Is it a walk of shame if you didn’t actually shag?

Caitlin Synnott explores the finer details of ‘the walk of shame’

| UPDATED opinion Sex walk of shame

The sun is shining, you’re walking down the road feeling proud that you got out of bed to get to your 9am lecture rather than the repeatedly hitting the snooze button. Suddenly, in the distance, something catches your eye…Something quite horrific is tottering up the road, think The Joker all dressed up and wearing heels with her panda eyes glued to the pavement. It is of course, the classic walk of shame.
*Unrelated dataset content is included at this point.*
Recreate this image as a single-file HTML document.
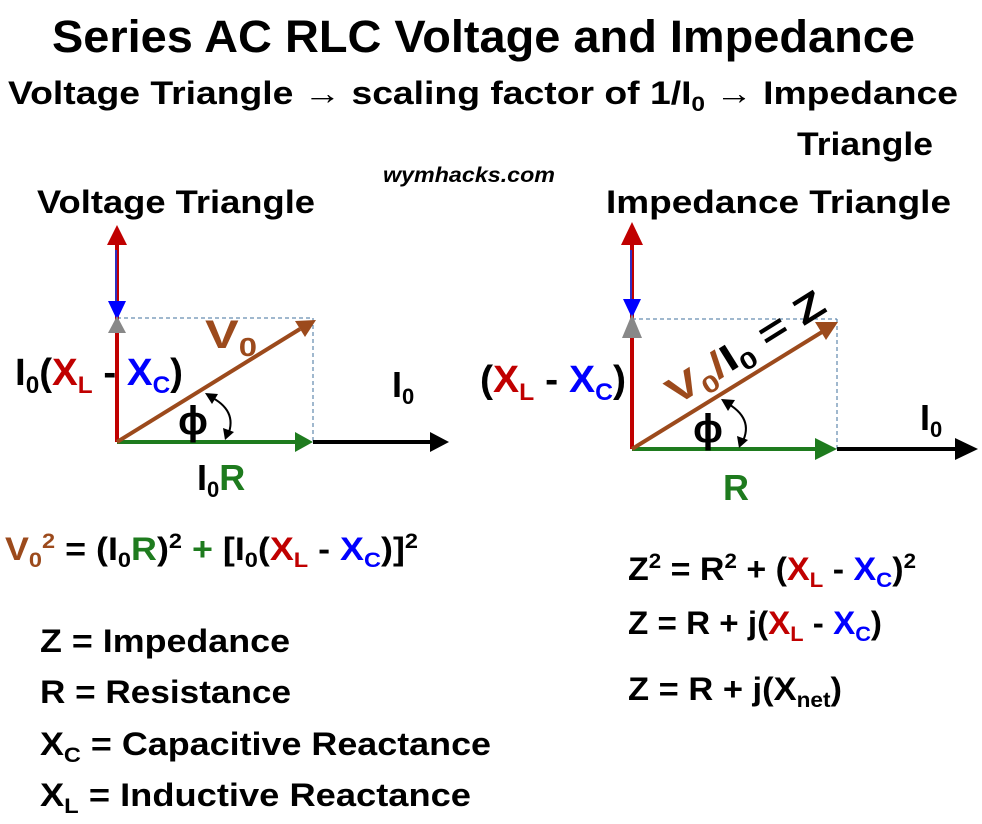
<!DOCTYPE html>
<html><head><meta charset="utf-8"><style>
html,body{margin:0;padding:0;background:#fff}
svg{display:block}
text{font-family:"Liberation Sans",sans-serif;font-weight:bold}
</style></head><body>
<svg width="982" height="824" viewBox="0 0 982 824" xmlns="http://www.w3.org/2000/svg">
<rect width="982" height="824" fill="#fff"/>
<!-- headings -->
<text x="52" y="52" font-size="45" textLength="863" lengthAdjust="spacingAndGlyphs">Series AC RLC Voltage and Impedance</text>
<text x="8" y="104" font-size="32" textLength="950" lengthAdjust="spacingAndGlyphs">Voltage Triangle  → scaling factor of 1/I<tspan font-size="21" dy="7">0</tspan><tspan dy="-7"> →  Impedance</tspan></text>
<text x="797" y="155" font-size="32" textLength="136" lengthAdjust="spacingAndGlyphs">Triangle</text>
<text x="383" y="182" font-size="21" font-style="italic" textLength="172" lengthAdjust="spacingAndGlyphs">wymhacks.com</text>
<text x="37" y="213" font-size="32" textLength="278" lengthAdjust="spacingAndGlyphs">Voltage Triangle</text>
<text x="606" y="213" font-size="32" textLength="345" lengthAdjust="spacingAndGlyphs">Impedance  Triangle</text>

<!-- LEFT DIAGRAM -->
<g>
<line x1="117" y1="318" x2="313" y2="318" stroke="#41719c" stroke-width="1" stroke-dasharray="4,3"/>
<line x1="313" y1="318" x2="313" y2="442" stroke="#41719c" stroke-width="1" stroke-dasharray="4,3"/>
<line x1="117" y1="442" x2="117" y2="240" stroke="#c00000" stroke-width="4"/>
<line x1="116" y1="250" x2="116" y2="305" stroke="#2f2fbf" stroke-width="2"/>
<polygon points="117,225 107,245 127,245" fill="#c00000"/>
<polygon points="117,320 108,301 126,301" fill="#0000ff"/>
<polygon points="117,316 108,333 126,333" fill="#888"/>
<line x1="313" y1="442" x2="432" y2="442" stroke="#000" stroke-width="4"/>
<polygon points="449,442 430,432 430,452" fill="#000"/>
<line x1="117" y1="442" x2="298" y2="442" stroke="#1e7b1e" stroke-width="4"/>
<polygon points="313,442 295,432 295,452" fill="#1e7b1e"/>
<line x1="117" y1="442" x2="300" y2="329" stroke="#9c4a1c" stroke-width="4"/>
<polygon points="316,320 295,321 305,337" fill="#9c4a1c"/>
<path d="M209,396 Q238,410 228,435" fill="none" stroke="#000" stroke-width="2"/>
<polygon points="205,393 218,394 212,404" fill="#000"/>
<polygon points="225,440 223,428 234,432" fill="#000"/>
<text x="15" y="385" font-size="38" textLength="168" lengthAdjust="spacingAndGlyphs">I<tspan font-size="24" dy="8">0</tspan><tspan dy="-8">(</tspan><tspan fill="#c00000">X</tspan><tspan fill="#c00000" font-size="24" dy="8">L</tspan><tspan dy="-8"> - </tspan><tspan fill="#0000ff">X</tspan><tspan fill="#0000ff" font-size="24" dy="8">C</tspan><tspan dy="-8">)</tspan></text>
<text x="205" y="348" font-size="40" fill="#9c4a1c" textLength="52" lengthAdjust="spacingAndGlyphs">V<tspan font-size="26" dy="8">0</tspan></text>
<text x="178" y="434" font-size="40" font-weight="normal">ϕ</text>
<text x="392" y="397" font-size="36">I<tspan font-size="22" dy="7">0</tspan></text>
<text x="197" y="490" font-size="36">I<tspan font-size="22" dy="7">0</tspan><tspan dy="-7" fill="#1e7b1e">R</tspan></text>
</g>

<!-- RIGHT DIAGRAM -->
<g>
<line x1="632" y1="319" x2="837" y2="319" stroke="#41719c" stroke-width="1" stroke-dasharray="4,3"/>
<line x1="837" y1="319" x2="837" y2="449" stroke="#41719c" stroke-width="1" stroke-dasharray="4,3"/>
<line x1="632" y1="449" x2="632" y2="238" stroke="#c00000" stroke-width="4"/>
<line x1="631" y1="250" x2="631" y2="305" stroke="#2f2fbf" stroke-width="2"/>
<polygon points="632,222 621,245 643,245" fill="#c00000"/>
<polygon points="632,318 623,299 641,299" fill="#0000ff"/>
<polygon points="632,314 622,338 642,338" fill="#888"/>
<line x1="837" y1="449" x2="962" y2="449" stroke="#000" stroke-width="4"/>
<polygon points="978,449 955,438 955,460" fill="#000"/>
<line x1="632" y1="449" x2="820" y2="449" stroke="#1e7b1e" stroke-width="4"/>
<polygon points="837,449 815,438 815,460" fill="#1e7b1e"/>
<line x1="632" y1="449" x2="822" y2="332" stroke="#9c4a1c" stroke-width="4"/>
<polygon points="838,322 815,322 826,340" fill="#9c4a1c"/>
<path d="M725,402 Q755,418 742,443" fill="none" stroke="#000" stroke-width="2"/>
<polygon points="721,399 735,400 728,411" fill="#000"/>
<polygon points="739,448 737,436 748,440" fill="#000"/>
<text x="480" y="392" font-size="38" textLength="146" lengthAdjust="spacingAndGlyphs">(<tspan fill="#c00000">X</tspan><tspan fill="#c00000" font-size="24" dy="8">L</tspan><tspan dy="-8"> - </tspan><tspan fill="#0000ff">X</tspan><tspan fill="#0000ff" font-size="24" dy="8">C</tspan><tspan dy="-8">)</tspan></text>
<text transform="translate(676,406) rotate(-32)" font-size="38" textLength="180" lengthAdjust="spacingAndGlyphs"><tspan fill="#9c4a1c">V</tspan><tspan fill="#9c4a1c" font-size="24" dy="8">0</tspan><tspan fill="#9c4a1c" dy="-8">/</tspan>I<tspan font-size="24" dy="8">0</tspan><tspan dy="-8"> = Z</tspan></text>
<text x="693" y="442" font-size="40" font-weight="normal">ϕ</text>
<text x="920" y="430" font-size="36">I<tspan font-size="22" dy="7">0</tspan></text>
<text x="723" y="500" font-size="36" fill="#1e7b1e">R</text>
</g>

<!-- equations -->
<text x="5" y="560" font-size="32" textLength="413" lengthAdjust="spacingAndGlyphs"><tspan fill="#9c4a1c">V</tspan><tspan fill="#9c4a1c" font-size="21" dy="7">0</tspan><tspan font-size="21" dy="-19" fill="#9c4a1c">2</tspan><tspan dy="12"> = (I</tspan><tspan font-size="21" dy="7">0</tspan><tspan dy="-7" fill="#1e7b1e">R</tspan><tspan>)</tspan><tspan font-size="21" dy="-12">2</tspan><tspan dy="12" fill="#1e7b1e"> + </tspan><tspan>[I</tspan><tspan font-size="21" dy="7">0</tspan><tspan dy="-7">(</tspan><tspan fill="#c00000">X</tspan><tspan fill="#c00000" font-size="21" dy="7">L</tspan><tspan dy="-7"> - </tspan><tspan fill="#0000ff">X</tspan><tspan fill="#0000ff" font-size="21" dy="7">C</tspan><tspan dy="-7">)]</tspan><tspan font-size="21" dy="-12">2</tspan></text>

<text x="40" y="652" font-size="32" textLength="250" lengthAdjust="spacingAndGlyphs">Z = Impedance</text>
<text x="40" y="703" font-size="32" textLength="251" lengthAdjust="spacingAndGlyphs">R = Resistance</text>
<text x="40" y="755" font-size="32" textLength="451" lengthAdjust="spacingAndGlyphs">X<tspan font-size="21" dy="7">C</tspan><tspan dy="-7"> = Capacitive Reactance</tspan></text>
<text x="40" y="806" font-size="32" textLength="431" lengthAdjust="spacingAndGlyphs">X<tspan font-size="21" dy="7">L</tspan><tspan dy="-7"> = Inductive  Reactance</tspan></text>

<text x="628" y="580" font-size="32" textLength="288" lengthAdjust="spacingAndGlyphs">Z<tspan font-size="21" dy="-12">2</tspan><tspan dy="12"> = R</tspan><tspan font-size="21" dy="-12">2</tspan><tspan dy="12"> + (</tspan><tspan fill="#c00000">X</tspan><tspan fill="#c00000" font-size="21" dy="7">L</tspan><tspan dy="-7"> - </tspan><tspan fill="#0000ff">X</tspan><tspan fill="#0000ff" font-size="21" dy="7">C</tspan><tspan dy="-7">)</tspan><tspan font-size="21" dy="-12">2</tspan></text>
<text x="628" y="634" font-size="32" textLength="254" lengthAdjust="spacingAndGlyphs">Z = R + j(<tspan fill="#c00000">X</tspan><tspan fill="#c00000" font-size="21" dy="7">L</tspan><tspan dy="-7"> - </tspan><tspan fill="#0000ff">X</tspan><tspan fill="#0000ff" font-size="21" dy="7">C</tspan><tspan dy="-7">)</tspan></text>
<text x="628" y="700" font-size="32" textLength="214" lengthAdjust="spacingAndGlyphs">Z = R + j(X<tspan font-size="21" dy="7">net</tspan><tspan dy="-7">)</tspan></text>
</svg>
</body></html>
From time to time I have seen these ladies (or men) bracing the morning walk, and thought to myself: ‘what a slag’, or ‘walking barefoot would at LEAST make you look less ridiculous and get your home quicker than those tacky heels’. But the truth is, I had no idea if this girl had just left the bed of a random guy, or if she had just innocently passed out in a friends bed.

On a very memorable night from my days as a naïve fresh, I once passed out after an Austin Power’s themed party on my friend’s bed. My long journey home was made that much worse by unexpectedly passing a bunch of rowdy builders and then a full congregation coming out of the Synagogue whilst I was wearing tiny hot-pants, peace signs all over my body and a flowery crop top. Walk of shame FAIL. I felt embarrassed despite having done nothing and apart from sleep alone in a bed.

I must stress that the walk of shame DOES NOT only apply to us females, yet we are more likely to be judged when completing the walk of shame. When guys embark on the walk of shame they usually go by undetected; the only thing to give him away might be his social sport get-up from the night before.

One friend explained to me that ‘The walk of shame’ means wearing the same outfit you wore the night before – something students regularly do when pulling an all-nighter in the library. But if someone spots you dragging yourself home, they’re going to judge you as ‘a slag’ by but just don’t give a shit. You know you’re something much more respectable: you’re just a very hung-over and semi-drunk person making their way home for food, their own bed and potentially a sick bowl.

After all, even if you didn’t do the deed but still feel that burning feeling (shame, not chlamydia) just get on the phone and loudly talk about how you had a long night in the library – everyone will believe you even though you’re clearly wearing yesterday’s dress and make-up. If you DID do the deed then perhaps on your walk home you should remember this: at least you did ‘get some’.